Pada Tahun 1947, delegasi Republik Indonesia menyampaikan kepada Dewan Keamanan PBB, korban pembantaian terhadap penduduk, yang di lakukan oleh Kapten Raymond Westerling sejak bulan Desember 1946 di Sulawesi Selatan mencapai 40.000 jiwa.

Menurut pemeriksaan Pemerintah Belanda tahun 1969 memperkirakan hanya sekitar 3.000 rakyat Sulawesi Selatan tewas di bantai oleh Pasukan Khusus pimpinan Westerling.

Untuk menghindari pengadilan Westerling sendiri mengatakan, bahwa korban akibat aksi yang di lakukan oleh pasukannya “hanya” 600 orang.

Perbuatan Westerling beserta pasukan khususnya dapat lolos dari tuntutan pelanggaran HAM Pengadilan Belanda, karena sebenarnya aksi terornya yang di namakan contra-guerilla, memperoleh izin dari Letnan Jenderal Spoor dan Wakil Gubernur Jenderal Dr. Hubertus Johannes van Mook.

Jadi yang sebenarnya bertanggung jawab atas pembantaian rakyat Sulawesi Selatan adalah Pemerintah dan Angkatan Perang Belanda.

Pembantaian oleh tentara Belanda di Sulawesi Selatan ini dapat di masukkan ke dalam kategori kejahatan atas kemanusiaan (crimes against humanity) yang hingga sekarangpun dapat di majukan ke pengadilan internasional.

Karena untuk pembantaian etnis (Genocide) dan crimes against humanity, tidak ada kedaluwarsanya.

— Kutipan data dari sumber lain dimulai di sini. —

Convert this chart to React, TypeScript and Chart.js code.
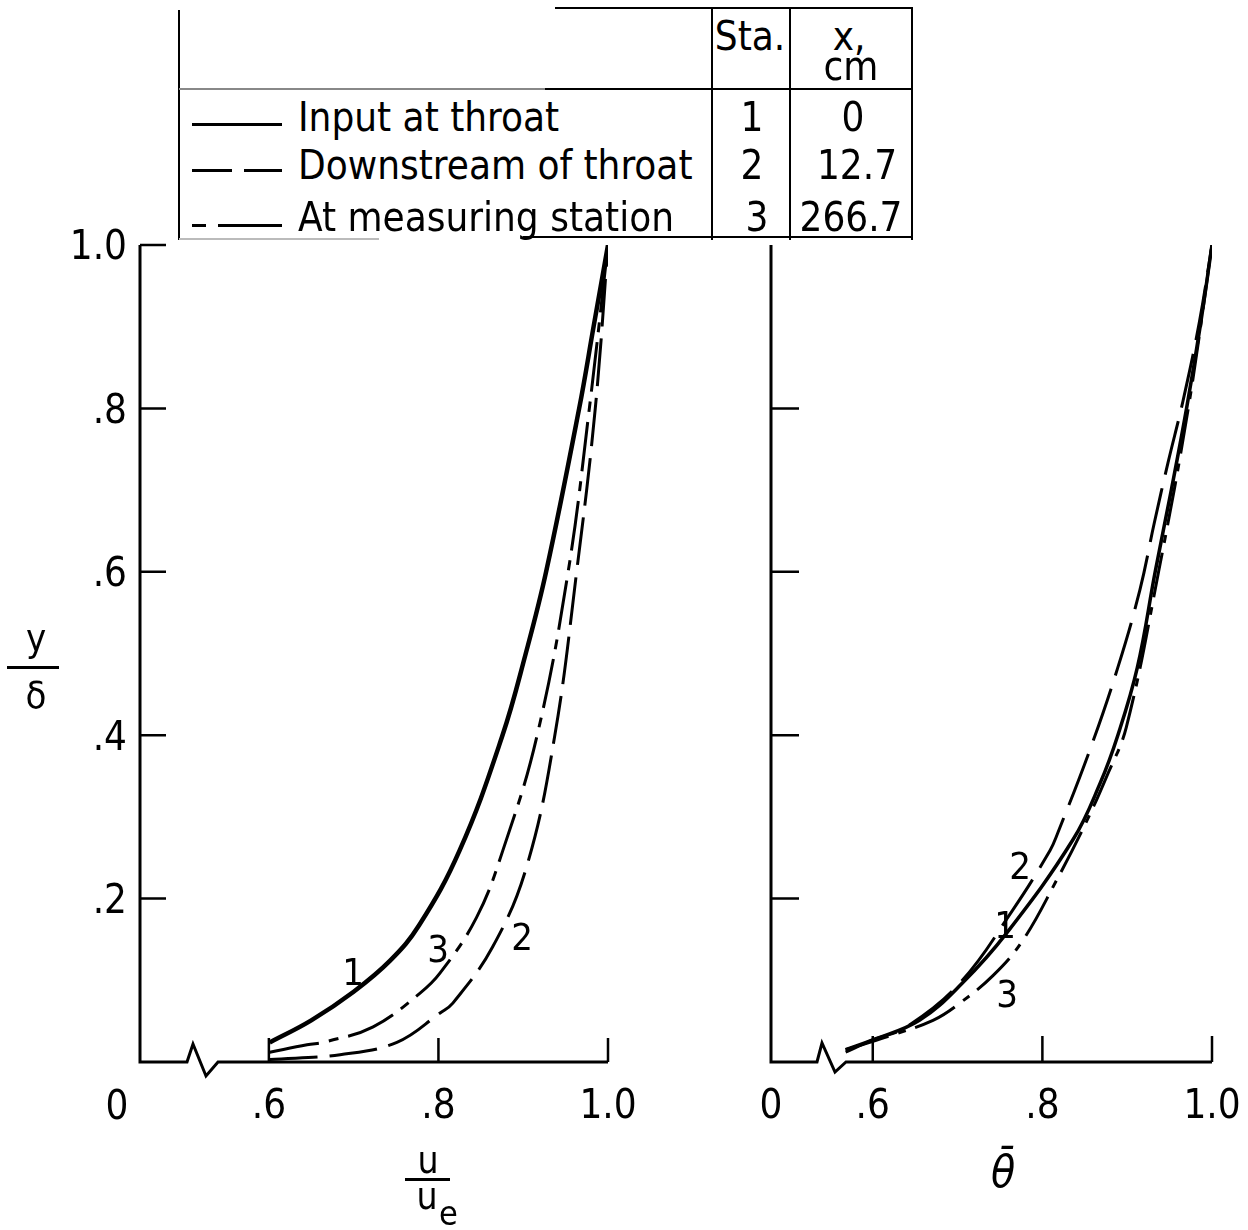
import React, { useEffect, useRef } from "react";
import { Chart, registerables } from "chart.js";

Chart.register(...registerables);

const FONT = '"DejaVu Sans Condensed", "DejaVu Sans", sans-serif';

// ---- Left panel: u/ue vs y/delta ----
const uSta1 = [0.601, 0.65, 0.7, 0.743, 0.777, 0.825, 0.875, 0.903, 0.927, 0.966, 0.983, 1.0];
const yUSta1 = [0.024, 0.051, 0.086, 0.124, 0.167, 0.259, 0.398, 0.5, 0.6, 0.8, 0.9, 1.0];

const uSta2 = [0.601, 0.684, 0.751, 0.802, 0.817, 0.864, 0.904, 0.937, 0.963, 0.985, 1.0];
const yUSta2 = [0.003, 0.009, 0.024, 0.06, 0.072, 0.141, 0.239, 0.398, 0.6, 0.8, 1.0];

const uSta3 = [0.601, 0.645, 0.668, 0.723, 0.778, 0.802, 0.845, 0.876, 0.916, 0.953, 0.978, 1.0];
const yUSta3 = [0.012, 0.021, 0.025, 0.043, 0.084, 0.109, 0.177, 0.259, 0.398, 0.6, 0.8, 1.0];

// ---- Right panel: theta-bar vs y/delta ----
const tSta1 = [0.568, 0.6, 0.655, 0.706, 0.758, 0.836, 0.868, 0.889, 0.912, 0.933, 0.952, 0.97, 0.986, 1.0];
const yTSta1 = [0.015, 0.027, 0.051, 0.097, 0.158, 0.272, 0.341, 0.4, 0.483, 0.6, 0.7, 0.8, 0.9, 1.0];

const tSta2 = [0.568, 0.6, 0.64, 0.703, 0.765, 0.809, 0.818, 0.856, 0.889, 0.915, 0.932, 0.948, 0.966, 0.985, 1.0];
const yTSta2 = [0.012, 0.027, 0.043, 0.097, 0.186, 0.259, 0.28, 0.382, 0.483, 0.578, 0.66, 0.733, 0.81, 0.905, 1.0];

const tSta3 = [0.568, 0.62, 0.671, 0.7, 0.742, 0.777, 0.817, 0.85, 0.876, 0.899, 0.937, 0.972, 1.0];
const yTSta3 = [0.015, 0.032, 0.051, 0.07, 0.106, 0.149, 0.223, 0.29, 0.35, 0.41, 0.6, 0.8, 1.0];

// ---- Axes ----
const xMinLeft = 0.448;
const xMinRight = 0.48;
const xTickValues = [0.6, 0.8, 1.0];
const xTickLabels = [".6", ".8", "1.0"];
const yTickValues = [0.2, 0.4, 0.6, 0.8, 1.0];
const yTickLabels = [".2", ".4", ".6", ".8", "1.0"];

// ---- Legend table ----
const legendNames = ["Input at throat", "Downstream of throat", "At measuring station"];
const legendSta = ["1", "2", "3"];
const legendX = ["0", "12.7", "266.7"];

const labelFor = (v: number, vals: number[], labels: string[]) => {
  const i = vals.findIndex((t) => Math.abs(t - v) < 1e-6);
  return i >= 0 ? labels[i] : "0";
};
const pts = (xs: number[], ys: number[]) => xs.map((x, i) => ({ x, y: ys[i] }));

const paperAxes = {
  id: "paperAxes",
  afterDatasetsDraw(chart: any, _a: any, opts: any) {
    const { ctx, chartArea, scales } = chart;
    const { left, right, top, bottom } = chartArea;
    const x = scales.x;
    const y = scales.y;
    ctx.save();
    ctx.strokeStyle = "#000";
    ctx.lineCap = "butt";
    ctx.lineJoin = "miter";
    ctx.lineWidth = 3;
    ctx.beginPath();
    ctx.moveTo(left, top - (opts.topExtend || 0));
    ctx.lineTo(left, bottom);
    const b = opts.brk;
    ctx.lineTo(left + b[0], bottom);
    ctx.lineTo(left + b[1], bottom - b[2]);
    ctx.lineTo(left + b[3], bottom + b[4]);
    ctx.lineTo(left + b[5], bottom);
    ctx.lineTo(right, bottom);
    ctx.stroke();
    ctx.lineWidth = 2.5;
    ctx.beginPath();
    for (const v of opts.xTicks) {
      const px = x.getPixelForValue(v);
      ctx.moveTo(px, bottom);
      ctx.lineTo(px, bottom - opts.xTickLen);
    }
    for (const v of opts.yTicks) {
      const py = y.getPixelForValue(v);
      ctx.moveTo(left, py);
      ctx.lineTo(left + opts.yTickLen, py);
    }
    ctx.stroke();
    ctx.restore();
  },
};

function buildConfig(p: any): any {
  return {
    type: "line",
    data: {
      datasets: p.series.map((s: any) => ({
        data: pts(s.x, s.y),
        borderColor: "#000",
        borderWidth: s.w,
        borderDash: s.dash,
        borderCapStyle: "butt",
        pointRadius: 0,
        fill: false,
        tension: 0.4,
      })),
    },
    options: {
      animation: false,
      responsive: false,
      events: [],
      layout: { padding: { top: p.padTop, right: p.padRight, left: 0, bottom: 0 } },
      plugins: { legend: { display: false }, tooltip: { enabled: false }, paperAxes: p.axes },
      scales: {
        x: {
          type: "linear",
          min: p.xMin,
          max: 1,
          grid: { display: false, drawTicks: false },
          border: { display: false },
          afterBuildTicks: (s: any) => {
            s.ticks = p.xTickLabelsAt.map((v: number) => ({ value: v }));
          },
          afterFit: (s: any) => {
            s.height = p.xHeight;
            s.paddingLeft = 0;
            s.paddingRight = 0;
          },
          ticks: {
            autoSkip: false,
            maxRotation: 0,
            padding: 22,
            color: "#000",
            font: { family: FONT, size: 40 },
            callback: (v: any) => labelFor(Number(v), xTickValues, xTickLabels),
          },
        },
        y: {
          type: "linear",
          min: 0,
          max: 1,
          grid: { display: false, drawTicks: false },
          border: { display: false },
          afterBuildTicks: (s: any) => {
            s.ticks = yTickValues.map((v) => ({ value: v }));
          },
          afterFit: (s: any) => {
            s.width = p.yWidth;
            s.paddingTop = 0;
            s.paddingBottom = 0;
          },
          ticks: {
            display: p.showY,
            padding: 13,
            labelOffset: 4,
            color: "#000",
            font: { family: FONT, size: 40 },
            callback: (v: any) => labelFor(Number(v), yTickValues, yTickLabels),
          },
        },
      },
    },
    plugins: [paperAxes],
  };
}

function T({ x, y, size = 38, align = "center", children, style }: any) {
  const tx = align === "center" ? "-50%" : align === "right" ? "-100%" : "0";
  return (
    <span
      style={{
        position: "absolute",
        left: x,
        top: y - size / 2,
        fontSize: size,
        lineHeight: 1,
        whiteSpace: "nowrap",
        transform: `translateX(${tx})`,
        fontFamily: FONT,
        ...style,
      }}
    >
      {children}
    </span>
  );
}

function Bar({ x, y, w, h, color = "#000" }: any) {
  return <div style={{ position: "absolute", left: x, top: y, width: w, height: h, background: color }} />;
}

export default function App() {
  const leftRef = useRef<HTMLCanvasElement>(null);
  const rightRef = useRef<HTMLCanvasElement>(null);

  useEffect(() => {
    const c1 = new Chart(
      leftRef.current as HTMLCanvasElement,
      buildConfig({
        series: [
          { x: uSta1, y: yUSta1, w: 4.5, dash: [] },
          { x: uSta2, y: yUSta2, w: 3, dash: [48, 12] },
          { x: uSta3, y: yUSta3, w: 3, dash: [50, 10, 10, 10] },
        ],
        xMin: xMinLeft,
        xTickLabelsAt: xTickValues,
        padTop: 45,
        padRight: 42,
        xHeight: 98,
        yWidth: 140,
        showY: true,
        axes: { brk: [47, 53, 18, 66, 14, 78], xTicks: xTickValues, yTicks: yTickValues, xTickLen: 24, yTickLen: 26, topExtend: 0 },
      })
    );
    const c2 = new Chart(
      rightRef.current as HTMLCanvasElement,
      buildConfig({
        series: [
          { x: tSta1, y: yTSta1, w: 3.5, dash: [] },
          { x: tSta2, y: yTSta2, w: 3, dash: [55, 14] },
          { x: tSta3, y: yTSta3, w: 3, dash: [45, 10, 8, 10] },
        ],
        xMin: xMinRight,
        xTickLabelsAt: [xMinRight, ...xTickValues],
        padTop: 45,
        padRight: 36,
        xHeight: 98,
        yWidth: 111,
        showY: false,
        axes: { brk: [46, 51, 19, 64, 10, 75], xTicks: xTickValues, yTicks: [0.2, 0.4, 0.6, 0.8], xTickLen: 26, yTickLen: 28, topExtend: 0 },
      })
    );
    return () => {
      c1.destroy();
      c2.destroy();
    };
  }, []);

  const rowY = [117, 165, 217];
  const sampleY = [123, 169, 224];

  return (
    <div
      style={{
        position: "absolute",
        left: 0,
        top: 0,
        width: 1248,
        height: 1230,
        background: "#fff",
        color: "#000",
        fontFamily: FONT,
        overflow: "hidden",
      }}
    >
      <canvas ref={leftRef} width={650} height={960} style={{ position: "absolute", left: 0, top: 200, width: 650, height: 960 }} />
      <canvas ref={rightRef} width={588} height={960} style={{ position: "absolute", left: 660, top: 200, width: 588, height: 960 }} />

      {/* legend table */}
      <Bar x={178} y={10} w={2} h={230} />
      <Bar x={555} y={7} w={358} h={2} />
      <Bar x={179} y={88} w={366} h={2} color="#888" />
      <Bar x={545} y={88} w={368} h={2} />
      <Bar x={711} y={7} w={2} h={233} />
      <Bar x={789} y={7} w={2} h={233} />
      <Bar x={911} y={7} w={2} h={233} />
      <Bar x={523} y={236} w={390} h={2} />
      <Bar x={179} y={238} w={200} h={2} color="#bbb" />

      <T x={750} y={36} size={40}>Sta.</T>
      <T x={849} y={36} size={40}>x,</T>
      <T x={851} y={66} size={40}>cm</T>

      {legendNames.map((n, i) => (
        <T key={n} x={298} y={rowY[i]} size={40} align="left">
          {n}
        </T>
      ))}
      {legendSta.map((n, i) => (
        <T key={"s" + n} x={i === 2 ? 757 : 752} y={rowY[i]} size={40}>
          {n}
        </T>
      ))}
      {legendX.map((n, i) => (
        <T key={"x" + n} x={[853, 857, 851][i]} y={rowY[i]} size={40}>
          {n}
        </T>
      ))}

      {/* legend line samples */}
      <Bar x={192} y={sampleY[0]} w={90} h={3} />
      <Bar x={192} y={sampleY[1]} w={40} h={3} />
      <Bar x={244} y={sampleY[1]} w={38} h={3} />
      <Bar x={192} y={sampleY[2]} w={14} h={3} />
      <Bar x={218} y={sampleY[2]} w={64} h={3} />

      {/* origin label, left panel */}
      <T x={117} y={1105} size={40}>0</T>

      {/* curve labels */}
      <T x={353} y={972} size={38}>1</T>
      <T x={438} y={949} size={38}>3</T>
      <T x={522} y={937} size={38}>2</T>
      <T x={1020} y={866} size={38}>2</T>
      <T x={1005} y={925} size={38}>1</T>
      <T x={1007} y={994} size={38}>3</T>

      {/* y/delta */}
      <T x={36} y={638} size={38}>y</T>
      <Bar x={7} y={666} w={52} h={3} />
      <T x={36} y={695} size={38}>δ</T>

      {/* u/ue */}
      <T x={428} y={1160} size={37}>u</T>
      <Bar x={405} y={1178} w={45} h={3} />
      <T x={427} y={1196} size={37}>u</T>
      <T x={439} y={1213} size={34} align="left">e</T>

      {/* theta bar */}
      <T x={1003} y={1172} size={44} style={{ fontStyle: "italic" }}>θ̄</T>
    </div>
  );
}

Perlu di upayakan, peristiwa pembantaian ini di majukan ke International Criminal Court (ICC) di Den Haag, Belanda.

Pada 12 September 2013, Pemerintah Belanda melalui Duta Besarnya di Jakarta, Tjeerd de Zwaan, menyampaikan permintaan maafnya kepada seluruh korban pembantaian.

“Atas nama Pemerintah Belanda saya meminta maaf atas kejadian-kejadian ini. Hari ini saya juga meminta maaf kepada para janda dari Bulukumba, Pinrang, Polewali Mandar dan Parepare,” kata Tjeerd de Zwaan.

Selain itu, Pemerintah Belanda juga memberikan kompensasi kepada 10 janda yang suaminya menjadi korban pembantaian tersebut masing-masing sebesar 20 ribu Euro atau Rp 301 juta.

Namun, apapun kilah Belanda yang mengatakan jumlah korban tewas hanya tiga hingga empat ribuan jiwa, tetapi bagi kami rakyat Sulawesi Selatan meninggalkan luka dan kesedihan tiada tara sampai saat ini. (Bone.go.id).